GOAL -> Quote the data exactly, first line to the line containing "inner sep=0pt] (title)", with no pictures.

INFORMATION PROVIDED ->
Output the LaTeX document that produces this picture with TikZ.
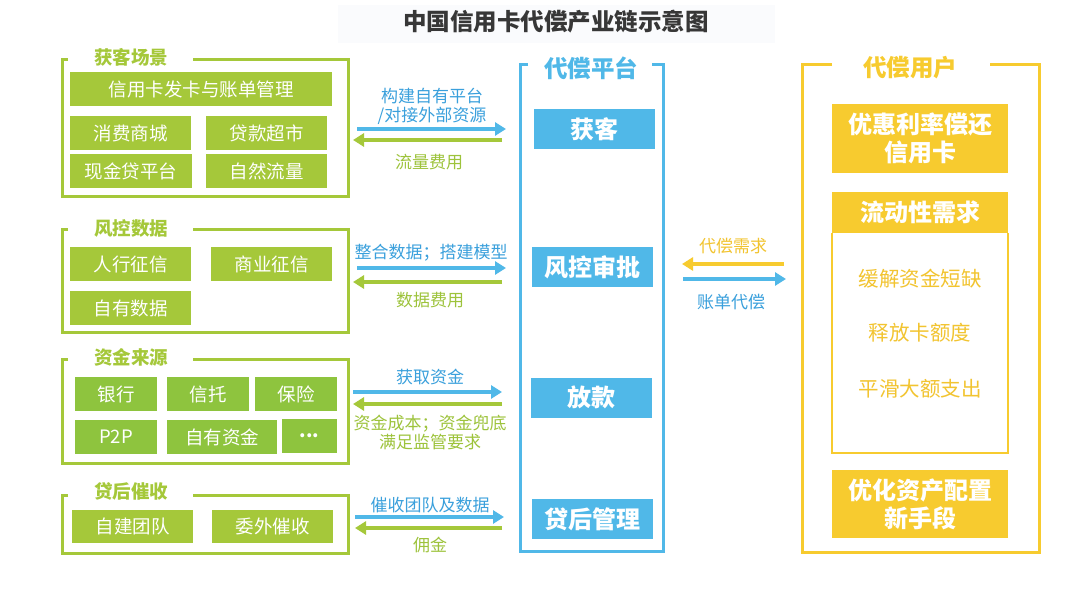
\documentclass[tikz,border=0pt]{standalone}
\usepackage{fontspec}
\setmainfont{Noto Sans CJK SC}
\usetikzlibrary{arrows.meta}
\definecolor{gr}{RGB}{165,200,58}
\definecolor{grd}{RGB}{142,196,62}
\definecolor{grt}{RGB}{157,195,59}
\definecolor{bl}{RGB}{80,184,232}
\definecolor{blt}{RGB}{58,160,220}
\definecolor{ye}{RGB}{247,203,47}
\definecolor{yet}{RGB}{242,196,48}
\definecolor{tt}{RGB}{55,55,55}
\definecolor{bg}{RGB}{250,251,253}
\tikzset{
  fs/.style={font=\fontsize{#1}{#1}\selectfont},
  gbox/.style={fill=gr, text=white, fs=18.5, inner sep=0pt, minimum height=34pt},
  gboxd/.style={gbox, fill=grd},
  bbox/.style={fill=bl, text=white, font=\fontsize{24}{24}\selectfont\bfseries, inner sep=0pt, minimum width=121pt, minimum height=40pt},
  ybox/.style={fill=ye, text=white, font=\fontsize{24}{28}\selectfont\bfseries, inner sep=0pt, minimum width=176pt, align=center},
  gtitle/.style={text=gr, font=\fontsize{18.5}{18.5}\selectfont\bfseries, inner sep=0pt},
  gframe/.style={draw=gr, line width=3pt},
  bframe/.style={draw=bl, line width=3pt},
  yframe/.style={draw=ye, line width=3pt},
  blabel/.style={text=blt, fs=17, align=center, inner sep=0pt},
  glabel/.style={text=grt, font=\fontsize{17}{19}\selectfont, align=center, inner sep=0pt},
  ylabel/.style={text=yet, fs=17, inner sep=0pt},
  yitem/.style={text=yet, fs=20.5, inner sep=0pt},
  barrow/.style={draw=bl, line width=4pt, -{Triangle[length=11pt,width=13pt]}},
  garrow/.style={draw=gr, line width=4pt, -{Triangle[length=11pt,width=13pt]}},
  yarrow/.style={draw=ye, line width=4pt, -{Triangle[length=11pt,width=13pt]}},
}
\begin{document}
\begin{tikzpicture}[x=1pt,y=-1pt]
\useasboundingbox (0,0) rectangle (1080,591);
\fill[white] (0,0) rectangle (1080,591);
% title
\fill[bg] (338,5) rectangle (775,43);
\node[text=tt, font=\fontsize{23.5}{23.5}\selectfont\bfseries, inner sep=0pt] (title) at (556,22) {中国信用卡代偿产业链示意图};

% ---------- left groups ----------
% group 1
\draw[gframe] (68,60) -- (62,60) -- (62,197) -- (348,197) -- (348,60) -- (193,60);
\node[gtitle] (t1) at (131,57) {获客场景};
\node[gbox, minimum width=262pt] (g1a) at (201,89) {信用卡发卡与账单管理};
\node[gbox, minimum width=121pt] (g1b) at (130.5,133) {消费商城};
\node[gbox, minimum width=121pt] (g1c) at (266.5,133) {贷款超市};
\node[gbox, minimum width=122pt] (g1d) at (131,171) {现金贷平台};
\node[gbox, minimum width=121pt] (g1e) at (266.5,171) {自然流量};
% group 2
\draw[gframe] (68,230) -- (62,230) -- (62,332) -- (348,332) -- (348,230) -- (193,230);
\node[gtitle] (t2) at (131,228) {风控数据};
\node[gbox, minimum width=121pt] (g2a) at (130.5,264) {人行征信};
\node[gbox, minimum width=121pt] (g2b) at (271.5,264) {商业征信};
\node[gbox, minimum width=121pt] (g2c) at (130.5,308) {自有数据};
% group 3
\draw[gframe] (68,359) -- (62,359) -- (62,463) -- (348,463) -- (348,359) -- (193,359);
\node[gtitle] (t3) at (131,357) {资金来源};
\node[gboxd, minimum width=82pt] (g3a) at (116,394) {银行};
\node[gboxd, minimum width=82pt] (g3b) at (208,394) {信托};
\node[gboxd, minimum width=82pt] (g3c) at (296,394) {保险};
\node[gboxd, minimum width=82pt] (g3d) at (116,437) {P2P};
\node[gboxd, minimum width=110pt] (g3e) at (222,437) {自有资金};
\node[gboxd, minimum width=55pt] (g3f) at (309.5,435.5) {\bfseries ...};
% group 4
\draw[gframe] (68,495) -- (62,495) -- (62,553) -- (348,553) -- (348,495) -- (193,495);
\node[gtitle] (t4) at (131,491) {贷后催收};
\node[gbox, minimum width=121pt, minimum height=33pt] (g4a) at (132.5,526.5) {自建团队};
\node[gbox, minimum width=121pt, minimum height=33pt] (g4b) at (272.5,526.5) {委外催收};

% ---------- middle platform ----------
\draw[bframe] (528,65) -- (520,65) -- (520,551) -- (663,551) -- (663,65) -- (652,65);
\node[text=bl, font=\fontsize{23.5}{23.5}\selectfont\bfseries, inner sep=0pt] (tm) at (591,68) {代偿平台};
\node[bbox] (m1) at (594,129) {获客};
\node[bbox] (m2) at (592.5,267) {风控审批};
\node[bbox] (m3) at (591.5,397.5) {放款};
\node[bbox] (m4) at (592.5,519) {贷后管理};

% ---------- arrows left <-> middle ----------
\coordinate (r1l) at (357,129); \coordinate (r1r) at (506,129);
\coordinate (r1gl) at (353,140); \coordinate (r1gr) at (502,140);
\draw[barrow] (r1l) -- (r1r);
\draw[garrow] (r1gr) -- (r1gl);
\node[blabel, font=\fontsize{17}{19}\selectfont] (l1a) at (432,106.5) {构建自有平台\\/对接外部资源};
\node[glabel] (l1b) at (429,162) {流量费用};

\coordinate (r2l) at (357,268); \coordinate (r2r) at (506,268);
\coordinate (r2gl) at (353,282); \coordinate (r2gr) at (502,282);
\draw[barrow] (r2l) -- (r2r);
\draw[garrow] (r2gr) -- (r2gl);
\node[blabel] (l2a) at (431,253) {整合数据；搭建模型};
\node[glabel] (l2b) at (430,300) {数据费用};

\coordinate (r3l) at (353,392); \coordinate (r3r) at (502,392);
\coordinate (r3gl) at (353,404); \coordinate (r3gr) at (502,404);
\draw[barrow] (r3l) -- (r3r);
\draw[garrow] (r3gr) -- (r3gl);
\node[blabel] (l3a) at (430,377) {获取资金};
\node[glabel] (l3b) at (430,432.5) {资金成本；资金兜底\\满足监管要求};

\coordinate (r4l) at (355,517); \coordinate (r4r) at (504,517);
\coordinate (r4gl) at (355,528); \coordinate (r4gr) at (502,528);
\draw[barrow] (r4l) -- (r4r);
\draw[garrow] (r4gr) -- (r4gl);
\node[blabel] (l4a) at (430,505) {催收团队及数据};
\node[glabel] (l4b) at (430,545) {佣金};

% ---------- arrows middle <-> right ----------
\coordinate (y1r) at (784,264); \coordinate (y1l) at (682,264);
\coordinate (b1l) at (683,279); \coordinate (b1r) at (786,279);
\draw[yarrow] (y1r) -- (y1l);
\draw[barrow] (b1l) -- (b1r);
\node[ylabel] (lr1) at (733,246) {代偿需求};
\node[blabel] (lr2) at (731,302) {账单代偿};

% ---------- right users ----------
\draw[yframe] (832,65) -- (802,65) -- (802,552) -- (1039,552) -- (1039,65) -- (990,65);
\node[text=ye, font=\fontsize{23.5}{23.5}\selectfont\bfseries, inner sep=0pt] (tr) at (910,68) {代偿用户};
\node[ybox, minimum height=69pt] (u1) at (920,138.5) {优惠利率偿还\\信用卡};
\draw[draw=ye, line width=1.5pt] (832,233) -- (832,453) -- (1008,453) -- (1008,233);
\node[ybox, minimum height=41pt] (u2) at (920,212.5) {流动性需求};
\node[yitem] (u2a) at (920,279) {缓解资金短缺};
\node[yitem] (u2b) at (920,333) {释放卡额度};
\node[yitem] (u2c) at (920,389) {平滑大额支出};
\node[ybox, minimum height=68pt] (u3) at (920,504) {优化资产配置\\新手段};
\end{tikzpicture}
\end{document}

OUTPUT ->
Output the LaTeX document that produces this picture with TikZ.
\documentclass[tikz,border=0pt]{standalone}
\usepackage{fontspec}
\setmainfont{Noto Sans CJK SC}
\usetikzlibrary{arrows.meta}
\definecolor{gr}{RGB}{165,200,58}
\definecolor{grd}{RGB}{142,196,62}
\definecolor{grt}{RGB}{157,195,59}
\definecolor{bl}{RGB}{80,184,232}
\definecolor{blt}{RGB}{58,160,220}
\definecolor{ye}{RGB}{247,203,47}
\definecolor{yet}{RGB}{242,196,48}
\definecolor{tt}{RGB}{55,55,55}
\definecolor{bg}{RGB}{250,251,253}
\tikzset{
  fs/.style={font=\fontsize{#1}{#1}\selectfont},
  gbox/.style={fill=gr, text=white, fs=18.5, inner sep=0pt, minimum height=34pt},
  gboxd/.style={gbox, fill=grd},
  bbox/.style={fill=bl, text=white, font=\fontsize{24}{24}\selectfont\bfseries, inner sep=0pt, minimum width=121pt, minimum height=40pt},
  ybox/.style={fill=ye, text=white, font=\fontsize{24}{28}\selectfont\bfseries, inner sep=0pt, minimum width=176pt, align=center},
  gtitle/.style={text=gr, font=\fontsize{18.5}{18.5}\selectfont\bfseries, inner sep=0pt},
  gframe/.style={draw=gr, line width=3pt},
  bframe/.style={draw=bl, line width=3pt},
  yframe/.style={draw=ye, line width=3pt},
  blabel/.style={text=blt, fs=17, align=center, inner sep=0pt},
  glabel/.style={text=grt, font=\fontsize{17}{19}\selectfont, align=center, inner sep=0pt},
  ylabel/.style={text=yet, fs=17, inner sep=0pt},
  yitem/.style={text=yet, fs=20.5, inner sep=0pt},
  barrow/.style={draw=bl, line width=4pt, -{Triangle[length=11pt,width=13pt]}},
  garrow/.style={draw=gr, line width=4pt, -{Triangle[length=11pt,width=13pt]}},
  yarrow/.style={draw=ye, line width=4pt, -{Triangle[length=11pt,width=13pt]}},
}
\begin{document}
\begin{tikzpicture}[x=1pt,y=-1pt]
\useasboundingbox (0,0) rectangle (1080,591);
\fill[white] (0,0) rectangle (1080,591);
% title
\fill[bg] (338,5) rectangle (775,43);
\node[text=tt, font=\fontsize{23.5}{23.5}\selectfont\bfseries, inner sep=0pt] (title) at (556,22) {中国信用卡代偿产业链示意图};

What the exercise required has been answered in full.